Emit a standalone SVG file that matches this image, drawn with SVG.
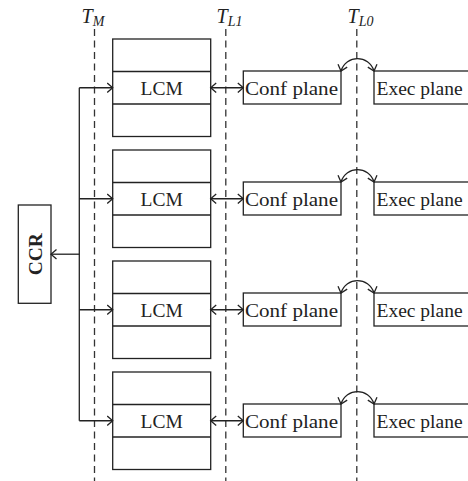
<svg xmlns="http://www.w3.org/2000/svg" width="468" height="481" viewBox="0 0 468 481">
<style>
.box{fill:#fff;stroke:#222;stroke-width:1.3}
.ln{fill:none;stroke:#222;stroke-width:1.3}
.dash{fill:none;stroke:#333;stroke-width:1.3;stroke-dasharray:7 4.5}
.t{font-family:"Liberation Serif",serif;font-size:19.5px;fill:#222}
.it{font-family:"Liberation Serif",serif;font-style:italic;fill:#222}
.arr{marker-end:url(#ah)}
.dbl{marker-start:url(#ah);marker-end:url(#ah)}
</style>
<defs>
<marker id="ah" markerUnits="userSpaceOnUse" markerWidth="12" markerHeight="12" viewBox="-6 -6 12 12" refX="0" refY="0" orient="auto-start-reverse">
<path d="M-5.5,-4.8 L0,0 L-5.5,4.8" fill="none" stroke="#222" stroke-width="1.3"/>
</marker>
</defs>
<g id="timelines">
<line class="dash" x1="94.5" y1="29" x2="94.5" y2="481"/>
<line class="dash" x1="225.8" y1="29" x2="225.8" y2="481"/>
<line class="dash" x1="356.8" y1="29" x2="356.8" y2="481"/>
<text class="it" x="81.5" y="23" font-size="20">T<tspan font-size="14" dy="3">M</tspan></text>
<text class="it" x="216.5" y="23" font-size="20">T<tspan font-size="14" dy="3">L1</tspan></text>
<text class="it" x="347.5" y="23" font-size="20">T<tspan font-size="14" dy="3">L0</tspan></text>
</g>
<g id="ccr">
<rect class="box" x="18.3" y="205" width="32.7" height="98.3"/>
<text class="t" font-weight="bold" text-anchor="middle" transform="translate(41.5,254.2) rotate(-90)">CCR</text>
</g>
<g id="lcm1">
<rect class="box" x="112.7" y="39" width="98" height="97.5"/>
<line class="ln" x1="112.7" y1="71.5" x2="210.7" y2="71.5"/>
<line class="ln" x1="112.7" y1="104" x2="210.7" y2="104"/>
<text class="t" x="161.7" y="94.5" text-anchor="middle">LCM</text>
</g>
<g id="lcm2">
<rect class="box" x="112.7" y="150" width="98" height="97.5"/>
<line class="ln" x1="112.7" y1="182.5" x2="210.7" y2="182.5"/>
<line class="ln" x1="112.7" y1="215" x2="210.7" y2="215"/>
<text class="t" x="161.7" y="205.5" text-anchor="middle">LCM</text>
</g>
<g id="lcm3">
<rect class="box" x="112.7" y="261" width="98" height="97.5"/>
<line class="ln" x1="112.7" y1="293.5" x2="210.7" y2="293.5"/>
<line class="ln" x1="112.7" y1="326" x2="210.7" y2="326"/>
<text class="t" x="161.7" y="316.5" text-anchor="middle">LCM</text>
</g>
<g id="lcm4">
<rect class="box" x="112.7" y="372" width="98" height="97.5"/>
<line class="ln" x1="112.7" y1="404.5" x2="210.7" y2="404.5"/>
<line class="ln" x1="112.7" y1="437" x2="210.7" y2="437"/>
<text class="t" x="161.7" y="427.5" text-anchor="middle">LCM</text>
</g>
<g id="conf1"><rect class="box" x="243.3" y="71" width="97.7" height="33"/><text class="t" x="245" y="94.5" textLength="93" lengthAdjust="spacingAndGlyphs">Conf plane</text></g>
<g id="conf2"><rect class="box" x="243.3" y="182" width="97.7" height="33"/><text class="t" x="245" y="205.5" textLength="93" lengthAdjust="spacingAndGlyphs">Conf plane</text></g>
<g id="conf3"><rect class="box" x="243.3" y="293" width="97.7" height="33"/><text class="t" x="245" y="316.5" textLength="93" lengthAdjust="spacingAndGlyphs">Conf plane</text></g>
<g id="conf4"><rect class="box" x="243.3" y="404" width="97.7" height="33"/><text class="t" x="245" y="427.5" textLength="93" lengthAdjust="spacingAndGlyphs">Conf plane</text></g>
<g id="exec1"><rect class="box" x="374" y="71" width="100" height="33"/><text class="t" x="376.5" y="94.5">Exec plane</text></g>
<g id="exec2"><rect class="box" x="374" y="182" width="100" height="33"/><text class="t" x="376.5" y="205.5">Exec plane</text></g>
<g id="exec3"><rect class="box" x="374" y="293" width="100" height="33"/><text class="t" x="376.5" y="316.5">Exec plane</text></g>
<g id="exec4"><rect class="box" x="374" y="404" width="100" height="33"/><text class="t" x="376.5" y="427.5">Exec plane</text></g>
<g id="connectors">
<line class="ln" x1="79.3" y1="87.75" x2="79.3" y2="420.75"/>
<line class="ln arr" x1="79.3" y1="254.2" x2="51" y2="254.2"/>
<line class="ln arr" x1="79.3" y1="87.75" x2="112.7" y2="87.75"/>
<line class="ln arr" x1="79.3" y1="198.75" x2="112.7" y2="198.75"/>
<line class="ln arr" x1="79.3" y1="309.75" x2="112.7" y2="309.75"/>
<line class="ln arr" x1="79.3" y1="420.75" x2="112.7" y2="420.75"/>
<line class="ln dbl" x1="210.7" y1="87.75" x2="243.3" y2="87.75"/>
<line class="ln dbl" x1="210.7" y1="198.75" x2="243.3" y2="198.75"/>
<line class="ln dbl" x1="210.7" y1="309.75" x2="243.3" y2="309.75"/>
<line class="ln dbl" x1="210.7" y1="420.75" x2="243.3" y2="420.75"/>
<path class="ln dbl" d="M341,71 C346,54.5 369,54.5 374,71"/>
<path class="ln dbl" d="M341,182 C346,165.5 369,165.5 374,182"/>
<path class="ln dbl" d="M341,293 C346,276.5 369,276.5 374,293"/>
<path class="ln dbl" d="M341,404 C346,387.5 369,387.5 374,404"/>
</g>
</svg>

The problem:
Copy the listing word for word, excluding its pictures.

Worked answer:
Emit a standalone SVG file that matches this image, drawn with SVG.
<svg xmlns="http://www.w3.org/2000/svg" width="468" height="481" viewBox="0 0 468 481">
<style>
.box{fill:#fff;stroke:#222;stroke-width:1.3}
.ln{fill:none;stroke:#222;stroke-width:1.3}
.dash{fill:none;stroke:#333;stroke-width:1.3;stroke-dasharray:7 4.5}
.t{font-family:"Liberation Serif",serif;font-size:19.5px;fill:#222}
.it{font-family:"Liberation Serif",serif;font-style:italic;fill:#222}
.arr{marker-end:url(#ah)}
.dbl{marker-start:url(#ah);marker-end:url(#ah)}
</style>
<defs>
<marker id="ah" markerUnits="userSpaceOnUse" markerWidth="12" markerHeight="12" viewBox="-6 -6 12 12" refX="0" refY="0" orient="auto-start-reverse">
<path d="M-5.5,-4.8 L0,0 L-5.5,4.8" fill="none" stroke="#222" stroke-width="1.3"/>
</marker>
</defs>
<g id="timelines">
<line class="dash" x1="94.5" y1="29" x2="94.5" y2="481"/>
<line class="dash" x1="225.8" y1="29" x2="225.8" y2="481"/>
<line class="dash" x1="356.8" y1="29" x2="356.8" y2="481"/>
<text class="it" x="81.5" y="23" font-size="20">T<tspan font-size="14" dy="3">M</tspan></text>
<text class="it" x="216.5" y="23" font-size="20">T<tspan font-size="14" dy="3">L1</tspan></text>
<text class="it" x="347.5" y="23" font-size="20">T<tspan font-size="14" dy="3">L0</tspan></text>
</g>
<g id="ccr">
<rect class="box" x="18.3" y="205" width="32.7" height="98.3"/>
<text class="t" font-weight="bold" text-anchor="middle" transform="translate(41.5,254.2) rotate(-90)">CCR</text>
</g>
<g id="lcm1">
<rect class="box" x="112.7" y="39" width="98" height="97.5"/>
<line class="ln" x1="112.7" y1="71.5" x2="210.7" y2="71.5"/>
<line class="ln" x1="112.7" y1="104" x2="210.7" y2="104"/>
<text class="t" x="161.7" y="94.5" text-anchor="middle">LCM</text>
</g>
<g id="lcm2">
<rect class="box" x="112.7" y="150" width="98" height="97.5"/>
<line class="ln" x1="112.7" y1="182.5" x2="210.7" y2="182.5"/>
<line class="ln" x1="112.7" y1="215" x2="210.7" y2="215"/>
<text class="t" x="161.7" y="205.5" text-anchor="middle">LCM</text>
</g>
<g id="lcm3">
<rect class="box" x="112.7" y="261" width="98" height="97.5"/>
<line class="ln" x1="112.7" y1="293.5" x2="210.7" y2="293.5"/>
<line class="ln" x1="112.7" y1="326" x2="210.7" y2="326"/>
<text class="t" x="161.7" y="316.5" text-anchor="middle">LCM</text>
</g>
<g id="lcm4">
<rect class="box" x="112.7" y="372" width="98" height="97.5"/>
<line class="ln" x1="112.7" y1="404.5" x2="210.7" y2="404.5"/>
<line class="ln" x1="112.7" y1="437" x2="210.7" y2="437"/>
<text class="t" x="161.7" y="427.5" text-anchor="middle">LCM</text>
</g>
<g id="conf1"><rect class="box" x="243.3" y="71" width="97.7" height="33"/><text class="t" x="245" y="94.5" textLength="93" lengthAdjust="spacingAndGlyphs">Conf plane</text></g>
<g id="conf2"><rect class="box" x="243.3" y="182" width="97.7" height="33"/><text class="t" x="245" y="205.5" textLength="93" lengthAdjust="spacingAndGlyphs">Conf plane</text></g>
<g id="conf3"><rect class="box" x="243.3" y="293" width="97.7" height="33"/><text class="t" x="245" y="316.5" textLength="93" lengthAdjust="spacingAndGlyphs">Conf plane</text></g>
<g id="conf4"><rect class="box" x="243.3" y="404" width="97.7" height="33"/><text class="t" x="245" y="427.5" textLength="93" lengthAdjust="spacingAndGlyphs">Conf plane</text></g>
<g id="exec1"><rect class="box" x="374" y="71" width="100" height="33"/><text class="t" x="376.5" y="94.5">Exec plane</text></g>
<g id="exec2"><rect class="box" x="374" y="182" width="100" height="33"/><text class="t" x="376.5" y="205.5">Exec plane</text></g>
<g id="exec3"><rect class="box" x="374" y="293" width="100" height="33"/><text class="t" x="376.5" y="316.5">Exec plane</text></g>
<g id="exec4"><rect class="box" x="374" y="404" width="100" height="33"/><text class="t" x="376.5" y="427.5">Exec plane</text></g>
<g id="connectors">
<line class="ln" x1="79.3" y1="87.75" x2="79.3" y2="420.75"/>
<line class="ln arr" x1="79.3" y1="254.2" x2="51" y2="254.2"/>
<line class="ln arr" x1="79.3" y1="87.75" x2="112.7" y2="87.75"/>
<line class="ln arr" x1="79.3" y1="198.75" x2="112.7" y2="198.75"/>
<line class="ln arr" x1="79.3" y1="309.75" x2="112.7" y2="309.75"/>
<line class="ln arr" x1="79.3" y1="420.75" x2="112.7" y2="420.75"/>
<line class="ln dbl" x1="210.7" y1="87.75" x2="243.3" y2="87.75"/>
<line class="ln dbl" x1="210.7" y1="198.75" x2="243.3" y2="198.75"/>
<line class="ln dbl" x1="210.7" y1="309.75" x2="243.3" y2="309.75"/>
<line class="ln dbl" x1="210.7" y1="420.75" x2="243.3" y2="420.75"/>
<path class="ln dbl" d="M341,71 C346,54.5 369,54.5 374,71"/>
<path class="ln dbl" d="M341,182 C346,165.5 369,165.5 374,182"/>
<path class="ln dbl" d="M341,293 C346,276.5 369,276.5 374,293"/>
<path class="ln dbl" d="M341,404 C346,387.5 369,387.5 374,404"/>
</g>
</svg>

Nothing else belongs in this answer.